Milestones & Celebrations: The 2019 Goodwood Festival Of Speed
We may only have a few weeks of summer in the United Kingdom every year, but whilst it's here, us Brits sure know how to make the most of it. Pinned to the calendar in the midst of Wimbledon and the British Grand Prix, the Goodwood Festival of Speed has established itself as one of the events of the year.
Like strawberries and cream are to Wimbledon, star cars and drivers are seemingly Goodwoods natural relationship. Pulling together the cream of the motorsport and wider automotive world, the Goodwood Festival of Speed is a treat for the senses and even if you show just a passing interest in all things automotive then there truly is no better place to be than Goodwood.
Running continually since 1993, the Goodwood Festival of Speed takes place on the Duke of Richmond’s globally renowned Goodwood estate and this year's edition of the event saw a number of highlights.
Given the rich tapestry that is the history of the motor car and racing, there were a number of notable anniversaries at this year's event and taking centre stage was seventy years of Aston Martin and it was their brand which flanked this years centre sculpture.
Rising high above Goodwood House was the 1959 Le Mans 24 Hour winner, the DBR1 as it commanded it’s presence across the festival site. Every day at noon a plethora of iconic Astons would gather outside the house as an orchestral band played Elgar's Land of Hope and Glory to fireworks. Included in the lineup were Aston’s from its endurance racing programmes from both past and present and the latest and greatest from its road car division.
Elsewhere on the festival site, hypercar heavyweight Pagani was celebrating twenty years of being amongst the supercar elite. With a number of the marque's models on display from the original Zonda right up to the Huayra, it’s ascent into the realms of supercar stardom was plain to see.
Whilst others were celebrating milestones in their history, another iconic brand was making a dramatic comeback. After years out of the spotlight, legendary car maker De Tomaso announced its blistering return to the supercar fray on the opening day of the festival as the company took the wraps off of its all-new P72.
Saved from obscurity by Hong-Kong based Ideal Team Ventures back in 2014, the P72 project has been spearheaded by the group's chairman Norman Choi who had ambitions to take the Italian maker back to its glory days. A retro-inspired design, the P72 is a nod to its former forays into endurance racing and it’s other racing conquests.

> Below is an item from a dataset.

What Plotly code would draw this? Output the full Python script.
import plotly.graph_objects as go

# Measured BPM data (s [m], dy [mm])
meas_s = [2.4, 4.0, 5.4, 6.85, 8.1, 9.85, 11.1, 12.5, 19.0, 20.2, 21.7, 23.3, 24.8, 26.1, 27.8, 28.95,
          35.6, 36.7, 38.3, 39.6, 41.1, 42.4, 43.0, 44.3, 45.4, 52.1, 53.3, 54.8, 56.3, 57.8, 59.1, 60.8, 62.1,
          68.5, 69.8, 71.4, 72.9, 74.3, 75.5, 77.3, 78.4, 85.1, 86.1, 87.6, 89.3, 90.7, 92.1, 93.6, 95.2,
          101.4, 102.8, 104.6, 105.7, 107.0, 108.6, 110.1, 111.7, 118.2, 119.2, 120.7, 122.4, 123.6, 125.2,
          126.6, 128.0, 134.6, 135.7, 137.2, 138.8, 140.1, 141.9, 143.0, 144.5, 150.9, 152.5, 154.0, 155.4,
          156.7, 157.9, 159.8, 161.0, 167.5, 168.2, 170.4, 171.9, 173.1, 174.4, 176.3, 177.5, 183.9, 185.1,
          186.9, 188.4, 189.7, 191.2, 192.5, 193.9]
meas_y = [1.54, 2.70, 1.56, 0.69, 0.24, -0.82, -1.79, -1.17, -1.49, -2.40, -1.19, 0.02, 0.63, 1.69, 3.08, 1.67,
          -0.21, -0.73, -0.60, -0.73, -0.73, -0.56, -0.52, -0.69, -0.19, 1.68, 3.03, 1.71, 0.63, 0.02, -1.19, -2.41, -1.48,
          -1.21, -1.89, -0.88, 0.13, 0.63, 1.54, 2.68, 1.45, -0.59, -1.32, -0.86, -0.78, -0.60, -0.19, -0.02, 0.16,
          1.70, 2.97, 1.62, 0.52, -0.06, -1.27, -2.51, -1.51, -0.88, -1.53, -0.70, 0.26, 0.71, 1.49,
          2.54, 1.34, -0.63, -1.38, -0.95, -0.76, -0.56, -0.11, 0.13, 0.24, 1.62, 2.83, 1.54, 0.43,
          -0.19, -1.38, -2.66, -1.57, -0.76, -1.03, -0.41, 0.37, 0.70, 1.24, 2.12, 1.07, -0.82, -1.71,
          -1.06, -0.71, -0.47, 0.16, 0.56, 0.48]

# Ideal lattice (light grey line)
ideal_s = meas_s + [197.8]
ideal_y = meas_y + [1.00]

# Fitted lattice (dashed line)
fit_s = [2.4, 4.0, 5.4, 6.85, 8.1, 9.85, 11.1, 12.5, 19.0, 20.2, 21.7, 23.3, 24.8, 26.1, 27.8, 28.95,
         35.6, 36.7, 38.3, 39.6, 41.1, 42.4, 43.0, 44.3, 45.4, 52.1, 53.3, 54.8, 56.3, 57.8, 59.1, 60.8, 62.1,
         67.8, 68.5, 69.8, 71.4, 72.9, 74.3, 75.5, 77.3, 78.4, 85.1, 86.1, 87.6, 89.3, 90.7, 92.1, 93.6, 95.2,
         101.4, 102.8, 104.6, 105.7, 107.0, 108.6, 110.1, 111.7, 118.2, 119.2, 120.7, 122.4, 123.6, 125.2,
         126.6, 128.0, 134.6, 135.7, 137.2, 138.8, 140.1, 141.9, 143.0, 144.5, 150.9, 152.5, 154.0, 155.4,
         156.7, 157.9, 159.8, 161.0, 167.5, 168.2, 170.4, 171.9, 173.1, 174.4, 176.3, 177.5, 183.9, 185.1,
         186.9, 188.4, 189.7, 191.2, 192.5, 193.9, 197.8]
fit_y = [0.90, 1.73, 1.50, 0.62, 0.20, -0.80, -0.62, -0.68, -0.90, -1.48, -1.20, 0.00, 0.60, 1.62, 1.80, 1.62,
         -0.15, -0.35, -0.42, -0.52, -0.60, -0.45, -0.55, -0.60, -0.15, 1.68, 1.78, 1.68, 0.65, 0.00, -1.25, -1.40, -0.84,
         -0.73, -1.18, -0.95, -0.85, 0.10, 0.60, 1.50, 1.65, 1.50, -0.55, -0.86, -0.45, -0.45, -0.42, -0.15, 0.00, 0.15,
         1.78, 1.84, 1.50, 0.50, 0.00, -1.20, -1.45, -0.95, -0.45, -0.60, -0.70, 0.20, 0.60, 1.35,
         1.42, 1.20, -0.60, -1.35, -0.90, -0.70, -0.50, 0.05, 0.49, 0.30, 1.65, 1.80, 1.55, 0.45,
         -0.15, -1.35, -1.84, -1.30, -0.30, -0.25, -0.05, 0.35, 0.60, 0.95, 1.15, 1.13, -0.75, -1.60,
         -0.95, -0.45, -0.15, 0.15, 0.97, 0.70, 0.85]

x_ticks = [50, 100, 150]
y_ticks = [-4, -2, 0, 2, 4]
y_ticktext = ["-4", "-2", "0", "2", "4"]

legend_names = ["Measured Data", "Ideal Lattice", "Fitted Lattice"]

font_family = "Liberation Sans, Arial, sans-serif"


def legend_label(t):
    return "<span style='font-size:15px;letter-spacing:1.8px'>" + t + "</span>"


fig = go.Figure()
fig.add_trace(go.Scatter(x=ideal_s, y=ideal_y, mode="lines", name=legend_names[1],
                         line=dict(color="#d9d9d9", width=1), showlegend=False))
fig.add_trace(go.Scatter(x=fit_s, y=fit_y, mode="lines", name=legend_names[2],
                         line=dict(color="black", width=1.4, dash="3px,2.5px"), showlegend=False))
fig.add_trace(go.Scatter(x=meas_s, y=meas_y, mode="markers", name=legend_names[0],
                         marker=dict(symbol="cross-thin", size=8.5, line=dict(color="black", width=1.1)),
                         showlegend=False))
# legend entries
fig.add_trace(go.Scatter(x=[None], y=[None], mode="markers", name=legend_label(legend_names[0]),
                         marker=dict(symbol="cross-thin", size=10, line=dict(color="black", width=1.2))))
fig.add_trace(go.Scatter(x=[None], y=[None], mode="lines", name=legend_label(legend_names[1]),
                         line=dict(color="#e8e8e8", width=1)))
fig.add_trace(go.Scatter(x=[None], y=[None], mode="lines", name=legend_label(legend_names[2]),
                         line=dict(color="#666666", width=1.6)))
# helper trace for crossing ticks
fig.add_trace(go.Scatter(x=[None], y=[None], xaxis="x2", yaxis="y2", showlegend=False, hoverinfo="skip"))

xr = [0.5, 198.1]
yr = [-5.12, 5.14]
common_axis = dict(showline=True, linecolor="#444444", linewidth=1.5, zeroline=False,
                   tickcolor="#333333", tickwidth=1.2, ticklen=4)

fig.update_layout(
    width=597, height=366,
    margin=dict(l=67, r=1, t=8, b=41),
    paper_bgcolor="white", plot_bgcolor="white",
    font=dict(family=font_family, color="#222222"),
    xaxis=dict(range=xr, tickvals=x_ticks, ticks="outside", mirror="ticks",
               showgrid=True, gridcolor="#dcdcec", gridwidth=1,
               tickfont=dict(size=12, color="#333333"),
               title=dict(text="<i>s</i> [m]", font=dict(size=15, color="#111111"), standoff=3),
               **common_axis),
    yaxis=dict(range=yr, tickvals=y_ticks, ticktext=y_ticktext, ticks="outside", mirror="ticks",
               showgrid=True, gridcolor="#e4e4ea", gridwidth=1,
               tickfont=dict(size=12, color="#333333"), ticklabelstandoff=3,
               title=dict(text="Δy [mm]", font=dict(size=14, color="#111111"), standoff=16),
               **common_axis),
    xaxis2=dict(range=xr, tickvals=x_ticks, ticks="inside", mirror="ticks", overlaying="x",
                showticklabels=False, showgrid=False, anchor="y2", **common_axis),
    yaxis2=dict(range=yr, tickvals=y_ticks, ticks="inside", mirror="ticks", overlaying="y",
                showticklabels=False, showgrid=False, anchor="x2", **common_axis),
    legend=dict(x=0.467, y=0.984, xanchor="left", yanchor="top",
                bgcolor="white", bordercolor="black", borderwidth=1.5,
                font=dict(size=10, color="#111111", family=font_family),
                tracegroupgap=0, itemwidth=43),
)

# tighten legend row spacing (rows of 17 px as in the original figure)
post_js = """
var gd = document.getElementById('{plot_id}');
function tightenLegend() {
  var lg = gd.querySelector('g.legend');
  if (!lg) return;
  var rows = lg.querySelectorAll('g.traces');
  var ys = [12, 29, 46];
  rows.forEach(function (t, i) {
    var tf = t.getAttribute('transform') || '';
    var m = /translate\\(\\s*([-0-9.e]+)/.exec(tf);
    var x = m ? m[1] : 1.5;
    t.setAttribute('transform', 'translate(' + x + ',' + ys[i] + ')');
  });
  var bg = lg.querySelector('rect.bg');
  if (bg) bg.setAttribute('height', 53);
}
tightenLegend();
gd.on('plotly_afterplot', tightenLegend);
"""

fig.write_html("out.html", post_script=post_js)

Away from the road and supercars, there was also much to see from a motorsport point of view as Michael Schumacher's 50th birthday was celebrated. Looking back over five decades of the F1 icons life, all the key cars from Schumacher's illustrious career were on display. Whether that was his Formula Ford car, the Jordan 191 in which he made his F1 debut or the all-conquering Ferrari F2002 and F2004, all of Schumacher’s key cars were in attendance.
On a weekend that saw Schumacher celebrated, it was also a pleasure to catch up with a friend of Premier GT Lorina Mclaughlin who took her own ex-Schumacher Benetton B192 up the famous Goodwood Hillclimb.
Whilst the Hillclimb aspect forms the hub of the Goodwood Festival of Speed, as the festival has grown over the years, so has the number of live elements and new for this year was the action sports arena which saw Mad Mike Whiddett thrill the crowds in his frankly bonkers 800bhp Lamborghini Huracan drift car. Needless to say, much smoke and tyre squealing prevailed at this corner of the festival.
The Festival of Speed is a truly diverse event and brings together a selection of cars and bikes unlike any other. Before we conclude our wrap up of this year's event we must mention Volkswagens acclaimed I.D. R racecar which took to the Goodwood Hillclimb in an attempt to claim the top of the timesheets.
A Hillclimb record that has stood since Nick Heidfeld delivered his 41.6 second time in a McLaren Formula One race car back in 1999, until now, no one has been able to topple it. That was however before Volkswagens attempt on Saturday.
An all-electric machine, the I.D. R concept gives a glimpse of what is possible from an electric future. Whilst machines of this calibre divide purists, what is clear however is their performance potential as the Volkswagen staked claim to a mighty 39.9-second climb.
Whilst the Goodwood Festival of Speed always takes a moment to celebrate the past, it simultaneously acts as a looking glass into the future and this years event was the perfect amalgamation of old and new. An event to be savoured, we very much look forward to the 2020 edition.